Et puis il y a tous ces candidats ou élus, qu’on rabroue, suspend ou exclut au cas par cas, quand leur parole publique dérape: Benoît Loeuillet en 2017 à Nice qui avait dit à une caméra à propos de la Shoah: “il n’y a pas eu de morts de masse comme cela a été dit”; Saidali Boina Hamissi à Mayotte en 2024 qui, pêle-mêle, traite les Comoriens de “cafards”, promeut la polygamie et vante la guerre de Poutine en Ukraine; Guillaume Pradoura, assistant parlementaire de Nicolas Bay, en 2019, pour s’être déguisé en Juif à papillotes en mimant des doigts crochus; Axel Lousteau (encore lui) en 2014 après la publication de photos le montrant faisant un salut nazi lors d’une manifestation, etc.
En fait, la dédiabolisation – héritière directe de la stratégie type taqiya fasciste théorisée par l’idéologue d’extrême droite Dominique Venner, qui consiste en une dissimulation sémantique et idéologique –, passe par un nettoyage de la surface antisémite, pas par conviction idéologique, mais par calcul politique, comme le reconnaissait Louis Alliot face à l’historienne Valérie Igounet (Le Front national de 1972 à nos jours : le parti, les hommes, les idées, 2014) en 2013: “La dédiabolisation ne porte que sur l’antisémitisme.

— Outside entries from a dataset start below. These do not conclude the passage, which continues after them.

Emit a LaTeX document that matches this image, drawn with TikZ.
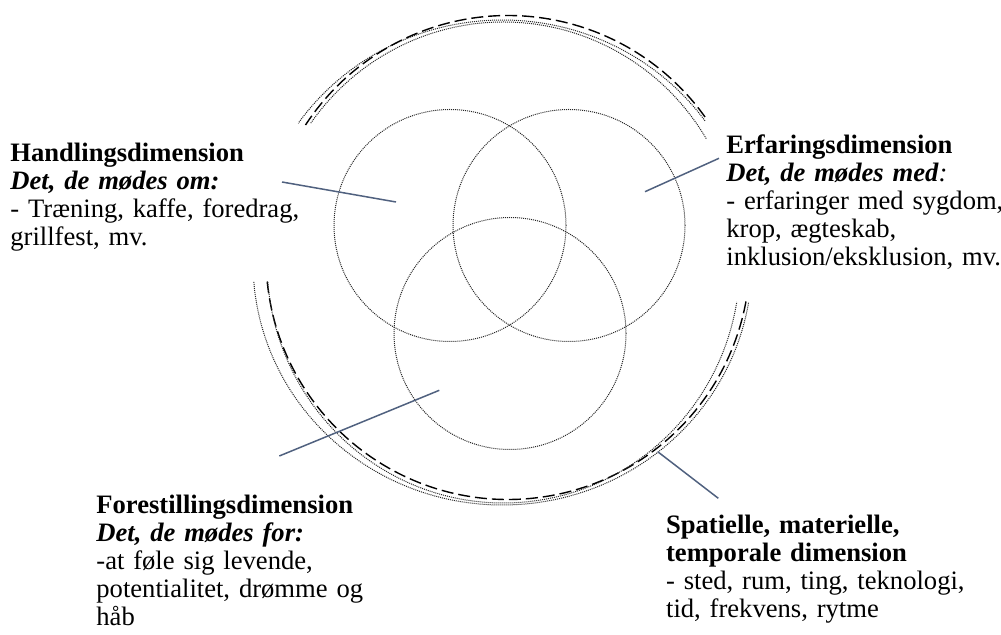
\documentclass[tikz,border=0pt]{standalone}
\usepackage{fontspec}
\setmainfont{Liberation Serif}
\definecolor{conn}{HTML}{50617F}
\begin{document}
\begin{tikzpicture}[x=0.5pt,y=0.5pt,
  fine dots/.style={line width=0.5pt,dash pattern=on 0.5pt off 0.5pt,black!85},
  long dash/.style={line width=0.7pt,dash pattern=on 6pt off 2.5pt,black},
  connector/.style={line width=0.75pt,conn},
  label/.style={anchor=base west,inner sep=0pt,text width=160pt,align=left,
    font=\fontsize{13.3pt}{14pt}\selectfont}]
\useasboundingbox (0,0) rectangle (1001,-635);
% three overlapping circles
\draw[fine dots] (450,-225.5) circle[radius=116];
\draw[fine dots] (569,-225.5) circle[radius=116];
\draw[fine dots] (510,-333.5) circle[radius=116];
% outer arcs, top part
\draw[fine dots] (502.5,-262.5) ++(35.75:249.5 and 242.5) arc[start angle=35.75,end angle=144.97,x radius=249.5,y radius=242.5];
\draw[long dash] (508,-257.5) ++(35.5:242 and 242) arc[start angle=35.5,end angle=146.8,x radius=242,y radius=242];
\draw[fine dots] (503.5,-262.5) ++(31:236.5 and 240.5) arc[start angle=31,end angle=144.8,x radius=236.5,y radius=240.5];
% outer arcs, bottom part
\draw[fine dots] (502.5,-262.5) ++(184.6:249.5 and 242.5) arc[start angle=184.6,end angle=350.6,x radius=249.5,y radius=242.5];
\draw[long dash] (508,-257.5) ++(185.7:242 and 242) arc[start angle=185.7,end angle=349.65,x radius=242,y radius=242];
\draw[fine dots] (503.5,-262.5) ++(184.65:236.5 and 240.5) arc[start angle=184.65,end angle=350.55,x radius=236.5,y radius=240.5];
% labels
\node[label] (handling) at (10,-161.7) {\textbf{Handlingsdimension}\\
\textbf{\textit{Det, de mødes om:}}\\
- Træning, kaffe, foredrag,\\
grillfest, mv.};
\node[label] (erfaring) at (726,-153.3) {\textbf{Erfaringsdimension}\\
\textbf{\textit{Det, de mødes med}}\textit{:}\\
- erfaringer med sygdom,\\
krop, ægteskab,\\
inklusion/eksklusion, mv.};
\node[label] (forestilling) at (96,-513.5) {\textbf{Forestillingsdimension}\\
\textbf{\textit{Det, de mødes for:}}\\
-at føle sig levende,\\
potentialitet, drømme og\\
håb};
\node[label] (spatial) at (665.7,-533.3) {\textbf{Spatielle, materielle,}\\
\textbf{temporale dimension}\\
- sted, rum, ting, teknologi,\\
tid, frekvens, rytme};
% connector end points
\coordinate (h1) at (282,-182);
\coordinate (h2) at (396,-202);
\coordinate (e1) at (719,-158.3);
\coordinate (e2) at (645,-191.7);
\coordinate (f1) at (279.3,-456);
\coordinate (f2) at (439.3,-390.3);
\coordinate (s1) at (657.7,-451.7);
\coordinate (s2) at (718.3,-498.3);
\draw[connector] (h1) -- (h2);
\draw[connector] (e1) -- (e2);
\draw[connector] (f1) -- (f2);
\draw[connector] (s1) -- (s2);
\end{tikzpicture}
\end{document}
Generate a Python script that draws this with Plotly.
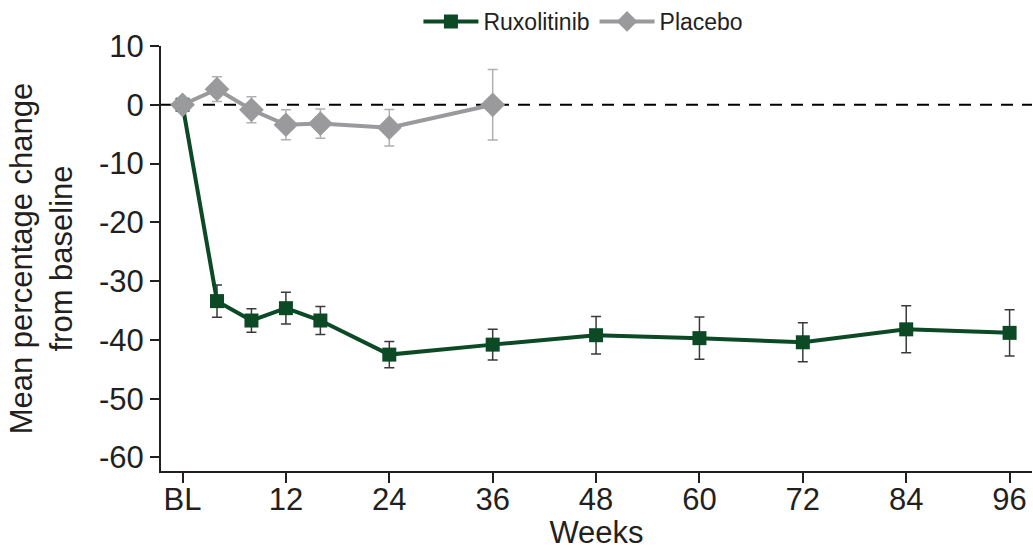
import plotly.graph_objects as go

# Data
weeks_rux = [0, 4, 8, 12, 16, 24, 36, 48, 60, 72, 84, 96]
rux_mean = [0, -33.4, -36.7, -34.6, -36.7, -42.5, -40.8, -39.2, -39.7, -40.4, -38.2, -38.8]
rux_err = [0, 2.75, 2.0, 2.7, 2.4, 2.25, 2.6, 3.2, 3.6, 3.3, 4.0, 3.95]

weeks_pbo = [0, 4, 8, 12, 16, 24, 36]
pbo_mean = [0, 2.65, -0.85, -3.4, -3.2, -3.9, 0]
pbo_err = [0, 2.1, 2.2, 2.55, 2.5, 3.1, 6.0]

x_tickvals = [0, 12, 24, 36, 48, 60, 72, 84, 96]
x_ticktext = ["BL", "12", "24", "36", "48", "60", "72", "84", "96"]
y_tickvals = [10, 0, -10, -20, -30, -40, -50, -60]
y_ticktext = ["10", "0", "-10", "-20", "-30", "-40", "-50", "-60"]

GREEN = "#0b4a24"
GRAY = "#9a9a9d"
FONT = "Liberation Sans, Arial, sans-serif"
AX = "#231f20"

fig = go.Figure()

fig.add_trace(go.Scatter(
    x=weeks_rux, y=rux_mean, name="Ruxolitinib", mode="lines+markers",
    line=dict(color=GREEN, width=4),
    marker=dict(symbol="square", size=14, color=GREEN),
    error_y=dict(type="data", array=rux_err, visible=True, color="#3a3a3a",
                 thickness=1.5, width=5),
))
fig.add_trace(go.Scatter(
    x=weeks_pbo, y=pbo_mean, name="Placebo", mode="lines+markers",
    line=dict(color=GRAY, width=4),
    marker=dict(symbol="diamond", size=19, color=GRAY),
    error_y=dict(type="data", array=pbo_err, visible=True, color="#b0b0b2",
                 thickness=1.5, width=5),
))

fig.add_shape(type="line", xref="paper", x0=0, x1=1, yref="y", y0=0, y1=0,
              line=dict(color="black", width=2, dash="12px,9px"), layer="below")

fig.update_layout(
    width=1033, height=550,
    margin=dict(l=161, r=1, t=45, b=79),
    paper_bgcolor="white", plot_bgcolor="white",
    font=dict(family=FONT, color=AX),
    showlegend=True,
    legend=dict(orientation="h", x=0.485, xanchor="center", y=1.056, yanchor="middle",
                font=dict(size=23, family=FONT, color=AX), bgcolor="rgba(0,0,0,0)",
                itemwidth=55, tracegroupgap=0),
    xaxis=dict(
        range=[-2.5, 98.6], tickvals=x_tickvals, ticktext=x_ticktext,
        showgrid=False, zeroline=False, showline=True, linecolor=AX, linewidth=2,
        ticks="outside", ticklen=10, tickwidth=2, tickcolor=AX,
        ticklabelstandoff=-10,
        tickfont=dict(size=31, family=FONT, color=AX),
        title=dict(text="Weeks", font=dict(size=31, family=FONT, color=AX), standoff=3),
    ),
    yaxis=dict(
        range=[-62.3, 10], tickvals=y_tickvals, ticktext=y_ticktext,
        showgrid=False, zeroline=False, showline=True, linecolor=AX, linewidth=2,
        ticks="outside", ticklen=9, tickwidth=2, tickcolor=AX,
        tickfont=dict(size=31, family=FONT, color=AX),
        title=dict(text="Mean percentage change<br>from baseline",
                   font=dict(size=31, family=FONT, color=AX), standoff=17),
    ),
)

fig.write_html("out.html")
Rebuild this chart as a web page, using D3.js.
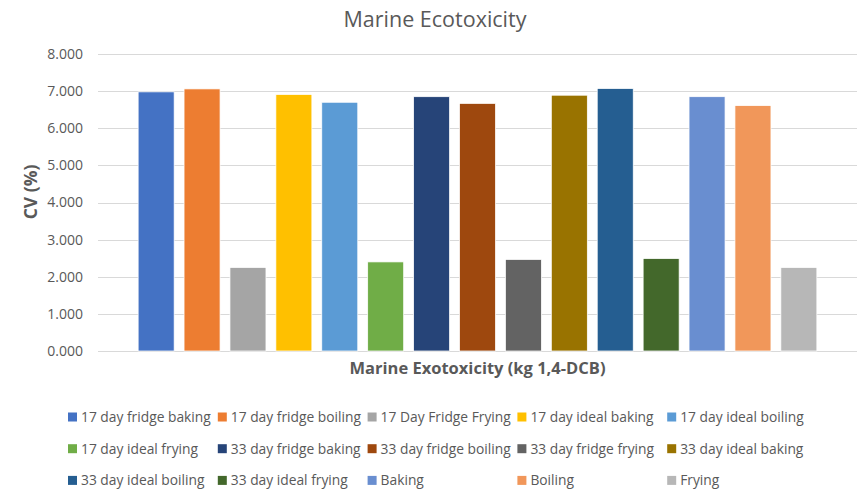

En distribuant des tracts dans la rue, le seul plafond de verre que je voyais, ce n’était pas l’immigration, ni l’islam… D’autres sont pires que nous sur ces sujets-là. C’est l’antisémitisme qui empêche les gens de voter pour nous. Il n’y a que cela… À partir du moment où vous faites sauter ce verrou idéologique, vous libérez le reste.”